Stored data entries
>> Start

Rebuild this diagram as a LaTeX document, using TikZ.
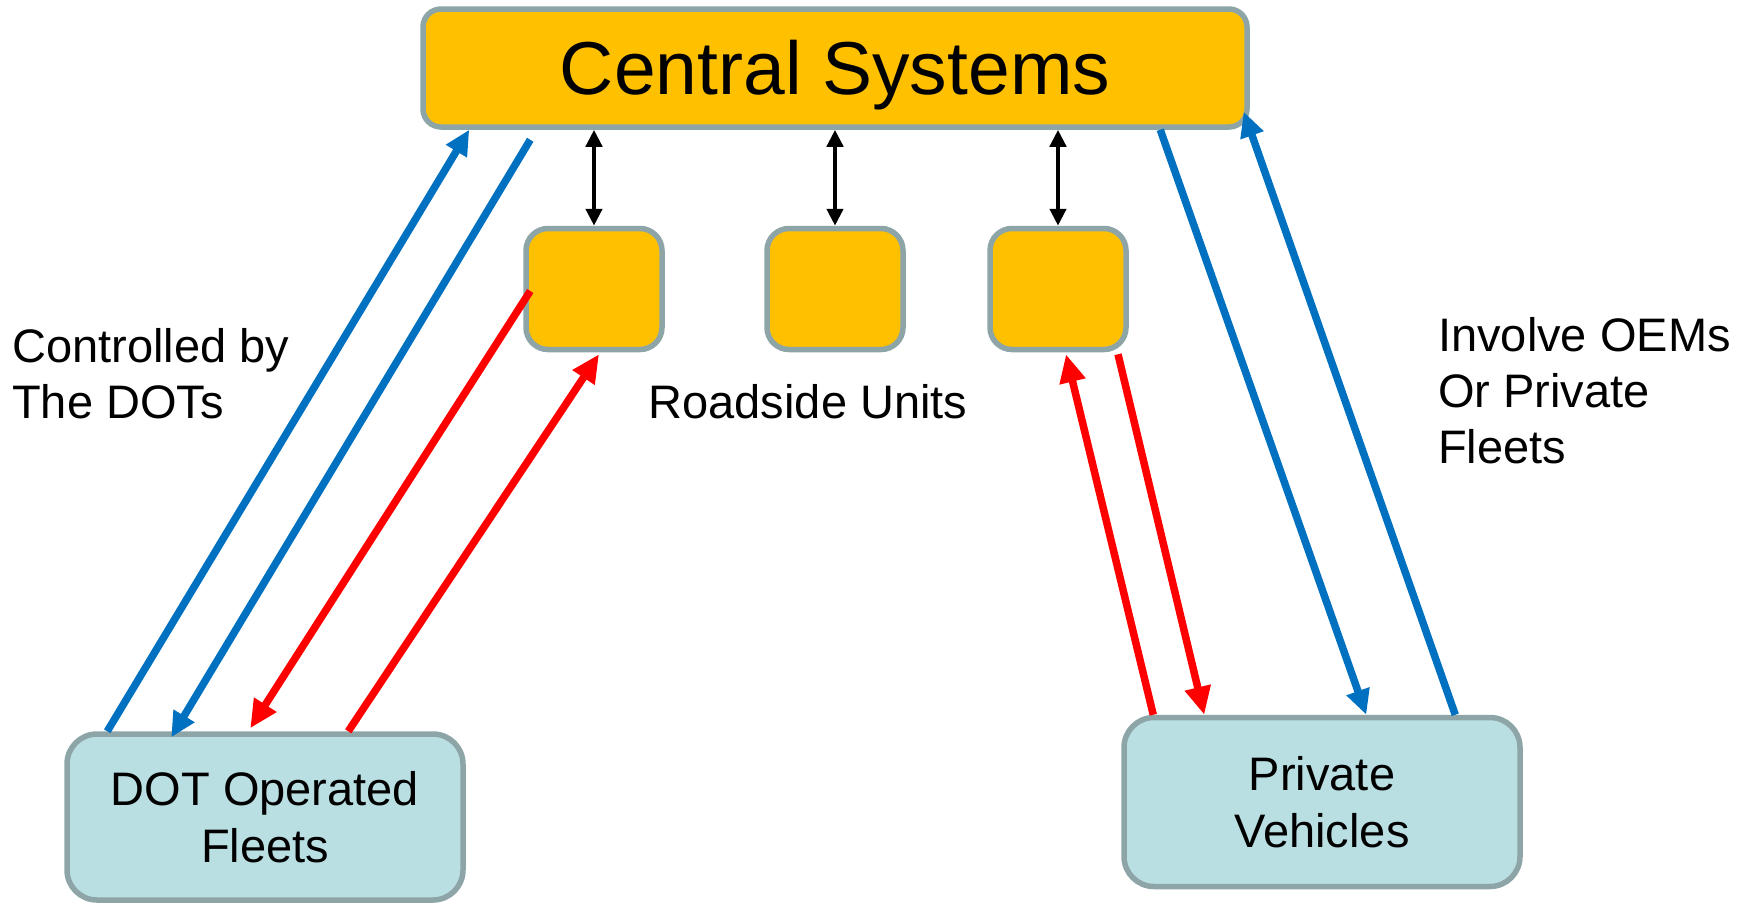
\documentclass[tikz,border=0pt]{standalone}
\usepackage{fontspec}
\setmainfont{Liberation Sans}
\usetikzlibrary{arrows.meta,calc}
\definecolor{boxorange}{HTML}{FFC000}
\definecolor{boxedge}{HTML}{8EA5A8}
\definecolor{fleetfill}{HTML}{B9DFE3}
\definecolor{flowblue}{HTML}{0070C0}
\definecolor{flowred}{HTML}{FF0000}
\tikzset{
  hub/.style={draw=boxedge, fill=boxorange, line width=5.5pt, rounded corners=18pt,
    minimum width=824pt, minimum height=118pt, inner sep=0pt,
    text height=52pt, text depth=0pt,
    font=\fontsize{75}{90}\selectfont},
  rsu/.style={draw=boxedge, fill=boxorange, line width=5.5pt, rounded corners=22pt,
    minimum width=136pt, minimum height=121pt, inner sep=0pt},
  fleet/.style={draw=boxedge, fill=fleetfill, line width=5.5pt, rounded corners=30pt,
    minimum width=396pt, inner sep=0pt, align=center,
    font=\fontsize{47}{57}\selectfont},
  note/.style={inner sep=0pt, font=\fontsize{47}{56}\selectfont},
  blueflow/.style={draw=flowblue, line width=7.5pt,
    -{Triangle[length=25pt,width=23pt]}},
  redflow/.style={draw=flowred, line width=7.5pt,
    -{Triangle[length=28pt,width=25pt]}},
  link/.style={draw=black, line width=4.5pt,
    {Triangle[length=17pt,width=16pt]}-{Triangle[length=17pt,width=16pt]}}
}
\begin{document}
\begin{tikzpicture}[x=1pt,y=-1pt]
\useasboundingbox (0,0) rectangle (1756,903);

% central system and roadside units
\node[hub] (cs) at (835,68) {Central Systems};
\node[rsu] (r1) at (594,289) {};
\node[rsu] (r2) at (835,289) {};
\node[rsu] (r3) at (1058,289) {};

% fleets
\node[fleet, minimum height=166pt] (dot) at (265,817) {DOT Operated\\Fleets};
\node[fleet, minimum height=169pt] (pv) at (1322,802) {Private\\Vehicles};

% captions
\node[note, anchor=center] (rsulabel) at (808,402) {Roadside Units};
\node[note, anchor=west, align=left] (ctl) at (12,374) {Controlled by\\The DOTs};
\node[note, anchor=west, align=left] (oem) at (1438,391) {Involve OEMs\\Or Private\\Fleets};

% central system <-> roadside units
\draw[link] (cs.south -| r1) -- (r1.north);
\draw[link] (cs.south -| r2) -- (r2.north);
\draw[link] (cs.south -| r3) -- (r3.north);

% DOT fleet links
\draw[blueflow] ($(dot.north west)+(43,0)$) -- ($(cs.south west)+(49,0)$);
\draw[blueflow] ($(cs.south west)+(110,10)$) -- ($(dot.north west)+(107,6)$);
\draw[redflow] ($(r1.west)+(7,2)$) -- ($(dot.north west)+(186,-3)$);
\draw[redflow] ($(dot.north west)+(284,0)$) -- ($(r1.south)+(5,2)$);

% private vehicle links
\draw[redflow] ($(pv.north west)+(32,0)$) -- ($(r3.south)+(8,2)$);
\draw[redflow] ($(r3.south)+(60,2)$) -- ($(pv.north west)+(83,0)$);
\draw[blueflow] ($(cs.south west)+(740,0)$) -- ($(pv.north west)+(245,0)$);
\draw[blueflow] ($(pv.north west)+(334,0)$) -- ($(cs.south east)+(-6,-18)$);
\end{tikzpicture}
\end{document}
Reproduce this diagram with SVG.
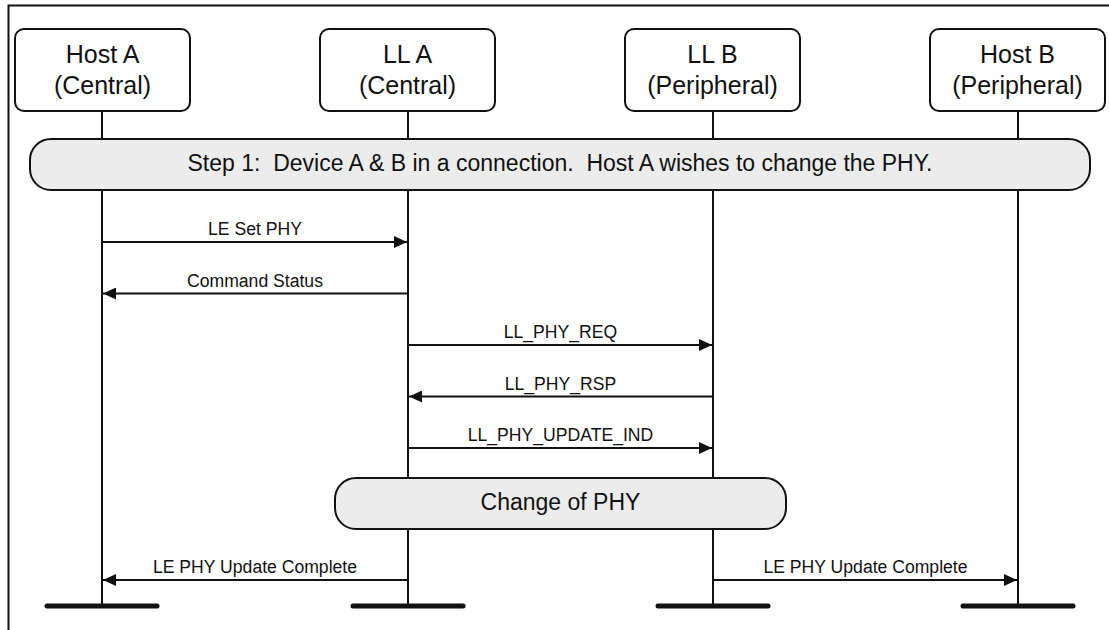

>> End

* _TASK DIRECTIONS_: Please reproduce the listing exactly from its opening line through the line that contains "(r3) at (1058,289)", both included, with all pictures omitted.

* _OUTPUT FOR THIS EXERCISE_:
Rebuild this diagram as a LaTeX document, using TikZ.
\documentclass[tikz,border=0pt]{standalone}
\usepackage{fontspec}
\setmainfont{Liberation Sans}
\usetikzlibrary{arrows.meta,calc}
\definecolor{boxorange}{HTML}{FFC000}
\definecolor{boxedge}{HTML}{8EA5A8}
\definecolor{fleetfill}{HTML}{B9DFE3}
\definecolor{flowblue}{HTML}{0070C0}
\definecolor{flowred}{HTML}{FF0000}
\tikzset{
  hub/.style={draw=boxedge, fill=boxorange, line width=5.5pt, rounded corners=18pt,
    minimum width=824pt, minimum height=118pt, inner sep=0pt,
    text height=52pt, text depth=0pt,
    font=\fontsize{75}{90}\selectfont},
  rsu/.style={draw=boxedge, fill=boxorange, line width=5.5pt, rounded corners=22pt,
    minimum width=136pt, minimum height=121pt, inner sep=0pt},
  fleet/.style={draw=boxedge, fill=fleetfill, line width=5.5pt, rounded corners=30pt,
    minimum width=396pt, inner sep=0pt, align=center,
    font=\fontsize{47}{57}\selectfont},
  note/.style={inner sep=0pt, font=\fontsize{47}{56}\selectfont},
  blueflow/.style={draw=flowblue, line width=7.5pt,
    -{Triangle[length=25pt,width=23pt]}},
  redflow/.style={draw=flowred, line width=7.5pt,
    -{Triangle[length=28pt,width=25pt]}},
  link/.style={draw=black, line width=4.5pt,
    {Triangle[length=17pt,width=16pt]}-{Triangle[length=17pt,width=16pt]}}
}
\begin{document}
\begin{tikzpicture}[x=1pt,y=-1pt]
\useasboundingbox (0,0) rectangle (1756,903);

% central system and roadside units
\node[hub] (cs) at (835,68) {Central Systems};
\node[rsu] (r1) at (594,289) {};
\node[rsu] (r2) at (835,289) {};
\node[rsu] (r3) at (1058,289) {};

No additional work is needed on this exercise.